The key features of Terraform are:

  • Infrastructure as Code: Infrastructure is described using a high-level configuration syntax. This allows a blueprint of your datacenter to be versioned and treated as you would any other code. Additionally, infrastructure can be shared and re-used.

  • Execution Plans: Terraform has a "planning" step where it generates an execution plan. The execution plan shows what Terraform will do when you call apply. This lets you avoid any surprises when Terraform manipulates infrastructure.

  • Resource Graph: Terraform builds a graph of all your resources, and parallelizes the creation and modification of any non-dependent resources. Because of this, Terraform builds infrastructure as efficiently as possible, and operators get insight into dependencies in their infrastructure.

  • Change Automation: Complex changesets can be applied to your infrastructure with minimal human interaction. With the previously mentioned execution plan and resource graph, you know exactly what Terraform will change and in what order, avoiding many possible human errors.

For more information, see the introduction section of the Terraform website.

Getting Started & Documentation

All documentation is available on the Terraform website.

Developing Terraform

If you wish to work on Terraform itself or any of its built-in providers, you'll first need Go installed on your machine (version 1.4+ is required). Alternatively, you can use the Vagrantfile in the root of this repo to stand up a virtual machine with the appropriate dev tooling already set up for you.

For local dev first make sure Go is properly installed, including setting up a GOPATH. You will also need to add $GOPATH/bin to your $PATH. Next, install the following software packages, which are needed for some dependencies:

Next, clone this repository into $GOPATH/src/github.com/hashicorp/terraform. Install the necessary dependencies by running make updatedeps and then just type make. This will compile some more dependencies and then run the tests. If this exits with exit status 0, then everything is working!

$ make updatedeps
...
$ make
...

To compile a development version of Terraform and the built-in plugins, run make dev. This will put Terraform binaries in the bin and $GOPATH/bin folders:

$ make dev
...
$ bin/terraform
...

If you're developing a specific package, you can run tests for just that package by specifying the TEST variable. For example below, onlyterraform package tests will be run.

$ make test TEST=./terraform
...

Acceptance Tests

Terraform also has a comprehensive acceptance test suite covering most of the major features of the built-in providers.

If you're working on a feature of a provider and want to verify it is functioning (and hasn't broken anything else), we recommend running the acceptance tests. Note that we do not require that you run or write acceptance tests to have a PR accepted. The acceptance tests are just here for your convenience.

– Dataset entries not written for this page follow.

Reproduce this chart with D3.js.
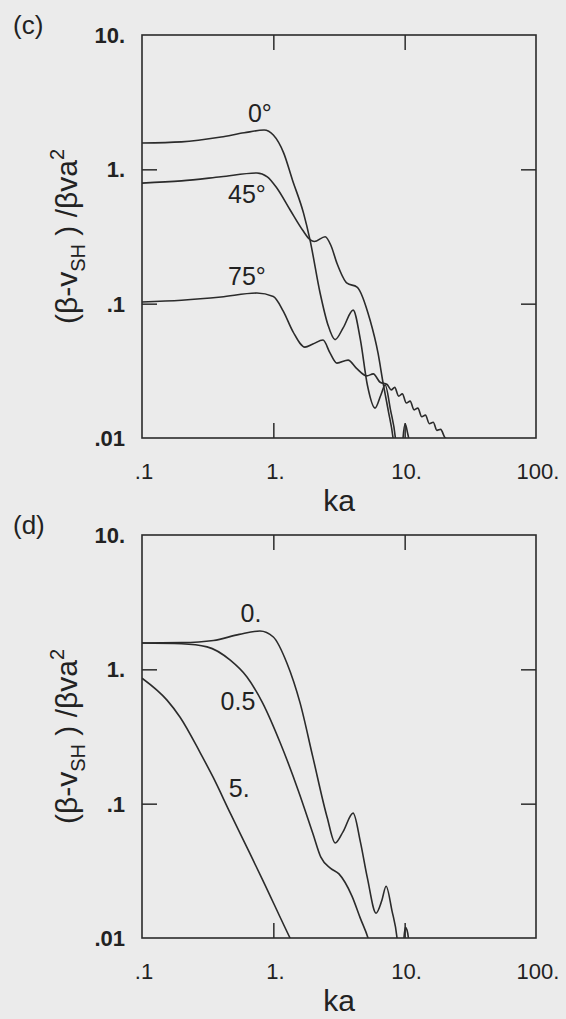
<!DOCTYPE html>
<html>
<head>
<meta charset="utf-8">
<script src="https://cdn.jsdelivr.net/npm/d3@7"></script>
<style>
  html, body { margin: 0; padding: 0; background: #ebebeb; }
  svg { display: block; }
  text { font-family: "Liberation Sans", Arial, Helvetica, sans-serif; fill: #222; }
</style>
</head>
<body>
<svg id="chart" width="566" height="1019"></svg>
<script>
// ---------- data ----------
const xTicks = [0.1, 1, 10, 100];
const xTickLabels = [".1", "1.", "10.", "100."];
const yTicks = [0.01, 0.1, 1, 10];
const yTickLabels = [".01", ".1", "1.", "10."];

// Panel (c): angle series
const kaC0  = [0.1, 0.2, 0.4, 0.6, 0.85, 1.0, 1.2, 1.4, 1.7, 1.9, 2.27, 2.6, 2.95, 3.4, 4.05, 4.6, 5.2, 5.95, 6.6, 7.1, 7.8, 8.5, 9.0, 9.5, 9.72, 10.1, 10.5, 10.8, 11.2];
const valC0 = [1.57, 1.6, 1.74, 1.87, 1.96, 1.8, 1.32, 0.83, 0.47, 0.30, 0.12, 0.07, 0.054, 0.066, 0.0895, 0.054, 0.0248, 0.0167, 0.021, 0.0248, 0.0162, 0.01, 0.005, 0.006, 0.01, 0.0127, 0.011, 0.0095, 0.006];

const kaC45  = [0.1, 0.2, 0.4, 0.75, 0.9, 1.07, 1.34, 1.68, 1.9, 2.05, 2.48, 2.75, 3.05, 3.64, 4.34, 5.45, 6.27, 6.85, 7.5, 8.16, 8.6];
const valC45 = [0.79, 0.82, 0.88, 0.94, 0.88, 0.72, 0.50, 0.35, 0.30, 0.29, 0.315, 0.27, 0.20, 0.142, 0.133, 0.0755, 0.0428, 0.0257, 0.016, 0.01, 0.006];

const kaC75  = [0.1, 0.2, 0.4, 0.75, 1.0, 1.19, 1.41, 1.74, 2.0, 2.39, 2.7, 3.05, 3.71, 4.3, 5.15, 5.77, 6.5, 7.35, 7.9, 8.4, 9.0, 9.6, 10.3, 11.0, 11.8, 12.6, 13.5, 14.4, 15.4, 16.5, 17.6, 18.8, 20.1, 21.5];
const valC75 = [0.103, 0.106, 0.112, 0.12, 0.113, 0.088, 0.062, 0.0475, 0.050, 0.0536, 0.043, 0.0361, 0.038, 0.033, 0.029, 0.030, 0.026, 0.0250, 0.0228, 0.0238, 0.0205, 0.0213, 0.0182, 0.0188, 0.0162, 0.0167, 0.0144, 0.0148, 0.0128, 0.0131, 0.0114, 0.0116, 0.0102, 0.0096];

// Panel (d): parameter series
const kaD0  = [0.1, 0.2, 0.35, 0.55, 0.79, 1.0, 1.27, 1.6, 2.0, 2.57, 2.96, 3.4, 4.05, 4.6, 5.2, 6.06, 6.7, 7.22, 8.0, 8.75, 9.3, 9.7, 10.1, 10.4, 10.8, 11.2];
const valD0 = [1.57, 1.58, 1.64, 1.82, 1.93, 1.74, 1.11, 0.56, 0.222, 0.079, 0.051, 0.062, 0.085, 0.052, 0.028, 0.0153, 0.019, 0.0243, 0.016, 0.01, 0.005, 0.008, 0.012, 0.0115, 0.009, 0.005];

const kaD05  = [0.1, 0.2, 0.313, 0.47, 0.63, 0.83, 1.13, 1.55, 2.0, 2.3, 2.73, 3.16, 3.97, 4.6, 5.26, 5.6];
const valD05 = [1.57, 1.55, 1.47, 1.17, 0.877, 0.561, 0.283, 0.125, 0.06, 0.040, 0.033, 0.030, 0.0205, 0.014, 0.01, 0.008];

const kaD5  = [0.1, 0.155, 0.195, 0.277, 0.347, 0.47, 0.66, 0.83, 1.34, 1.5];
const valD5 = [0.86, 0.59, 0.44, 0.24, 0.158, 0.085, 0.043, 0.027, 0.01, 0.008];

// curve labels (anchored in data units)
const labelsC = [
  {text: "0\u00B0",  ka: 0.79, val: 2.25},
  {text: "45\u00B0", ka: 0.63, val: 0.561},
  {text: "75\u00B0", ka: 0.63, val: 0.138}
];
const labelsD = [
  {text: "0.",  ka: 0.676, val: 2.25},
  {text: "0.5", ka: 0.538, val: 0.498},
  {text: "5.",  ka: 0.55,  val: 0.112}
];

// ---------- drawing ----------
const svg = d3.select("#chart");
const ink = "#2b2b2b";

function zip(xs, ys) { return xs.map((x, i) => ({x: x, y: ys[i]})); }

function drawPanel(cfg) {
  const left = 142, right = 536;
  const top = cfg.top, bottom = cfg.top + 403;
  const x = d3.scaleLog().domain([0.1, 100]).range([left, right]);
  const y = d3.scaleLog().domain([0.01, 10]).range([bottom, top]);

  const g = svg.append("g");

  const clipId = "clip-" + cfg.id;
  svg.append("defs").append("clipPath").attr("id", clipId)
    .append("rect").attr("x", left).attr("y", top).attr("width", right - left).attr("height", bottom - top);

  // axes (inward ticks)
  const tickLen = 15;
  g.append("g").attr("transform", `translate(0,${bottom})`)
    .call(d3.axisBottom(x).tickValues([1, 10]).tickSize(-tickLen).tickFormat(""))
    .call(s => s.select(".domain").remove());
  g.append("g").attr("transform", `translate(0,${top})`)
    .call(d3.axisTop(x).tickValues([1, 10]).tickSize(-tickLen).tickFormat(""))
    .call(s => s.select(".domain").remove());
  g.append("g").attr("transform", `translate(${left},0)`)
    .call(d3.axisLeft(y).tickValues([0.1, 1]).tickSize(-tickLen).tickFormat(""))
    .call(s => s.select(".domain").remove());
  g.append("g").attr("transform", `translate(${right},0)`)
    .call(d3.axisRight(y).tickValues([0.1, 1]).tickSize(-tickLen).tickFormat(""))
    .call(s => s.select(".domain").remove());
  g.selectAll(".tick line").attr("stroke", ink).attr("stroke-width", 1.5);

  // frame
  g.append("rect").attr("x", left).attr("y", top).attr("width", right - left).attr("height", bottom - top)
    .attr("fill", "none").attr("stroke", ink).attr("stroke-width", 1.6);

  // tick labels
  g.selectAll(".xl").data(xTicks).enter().append("text")
    .attr("x", d => x(d) + 2).attr("y", bottom + 41)
    .attr("text-anchor", "middle").style("font-size", "22px")
    .text((d, i) => xTickLabels[i]);
  g.selectAll(".yl").data(yTicks).enter().append("text")
    .attr("x", 125).attr("y", d => y(d) + 8)
    .attr("text-anchor", "end").style("font-size", "22px").style("font-weight", "bold")
    .text((d, i) => yTickLabels[i]);

  // x title
  g.append("text").attr("x", 339).attr("y", bottom + 73)
    .attr("text-anchor", "middle").style("font-size", "30px").text("ka");

  // y title
  const yt = g.append("text")
    .attr("transform", `translate(77,${(top + bottom) / 2}) rotate(-90)`)
    .attr("text-anchor", "middle").style("font-size", "30px");
  yt.append("tspan").text("(\u03B2-v");
  yt.append("tspan").attr("dy", 8).style("font-size", "20px").text("SH");
  yt.append("tspan").attr("dy", -8).text(" ) /\u03B2va");
  yt.append("tspan").attr("dy", -13).style("font-size", "20px").text("2");

  // panel letter
  g.append("text").attr("x", 13).attr("y", top - 1).style("font-size", "26px").text(cfg.letter);

  // curves
  const line = d3.line().x(d => x(d.x)).y(d => y(d.y)).curve(d3.curveMonotoneX);
  const cg = g.append("g").attr("clip-path", `url(#${clipId})`);
  cfg.series.forEach(s => {
    cg.append("path").datum(zip(s[0], s[1]))
      .attr("d", line).attr("fill", "none").attr("stroke", ink).attr("stroke-width", 1.6);
  });

  // curve labels
  g.selectAll(".cl").data(cfg.labels).enter().append("text")
    .attr("x", d => x(d.ka)).attr("y", d => y(d.val))
    .attr("text-anchor", "middle").style("font-size", "25px")
    .text(d => d.text);
}

drawPanel({id: "c", letter: "(c)", top: 35,
  series: [[kaC0, valC0], [kaC45, valC45], [kaC75, valC75]], labels: labelsC});
drawPanel({id: "d", letter: "(d)", top: 535,
  series: [[kaD0, valD0], [kaD05, valD05], [kaD5, valD5]], labels: labelsD});
</script>
</body>
</html>
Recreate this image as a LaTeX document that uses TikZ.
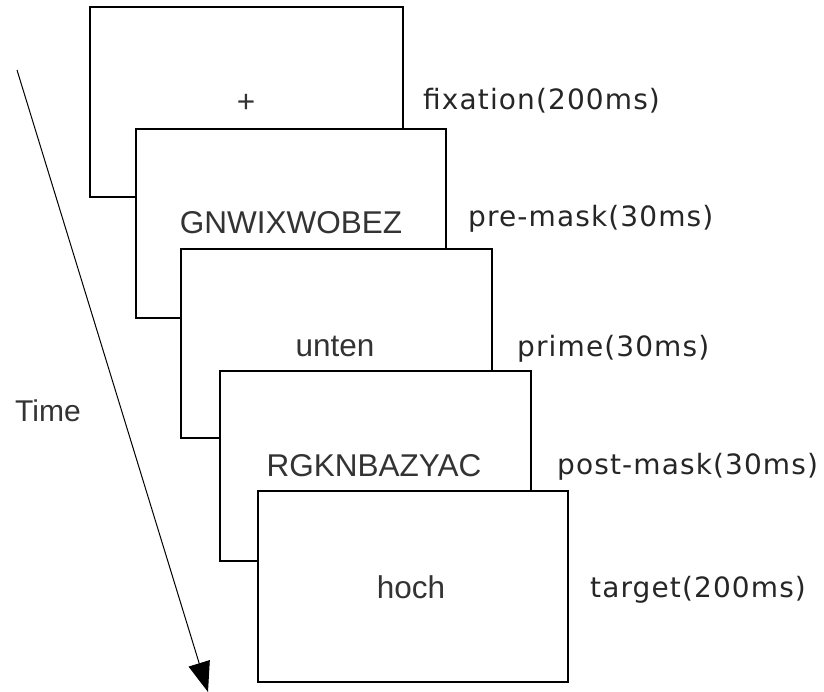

Warning: The acceptance tests create/destroy/modify real resources, which may incur real costs. In the presence of a bug, it is technically possible that broken providers could corrupt existing infrastructure as well. Therefore, please run the acceptance providers at your own risk. At the very least, we recommend running them in their own private account for whatever provider you're testing.

To run the acceptance tests, invoke make testacc:

$ make testacc TEST=./builtin/providers/aws TESTARGS='-run=Vpc'
go generate ./...
TF_ACC=1 go test ./builtin/providers/aws -v -run=Vpc -timeout 90m
=== RUN TestAccVpc_basic
2015/02/10 14:11:17 [INFO] Test: Using us-west-2 as test region
[...]
[...]
...

The TEST variable is required, and you should specify the folder where the provider is. The TESTARGS variable is recommended to filter down to a specific resource to test, since testing all of them at once can take a very long time.

Acceptance tests typically require other environment variables to be set for things such as access keys. The provider itself should error early and tell you what to set, so it is not documented here.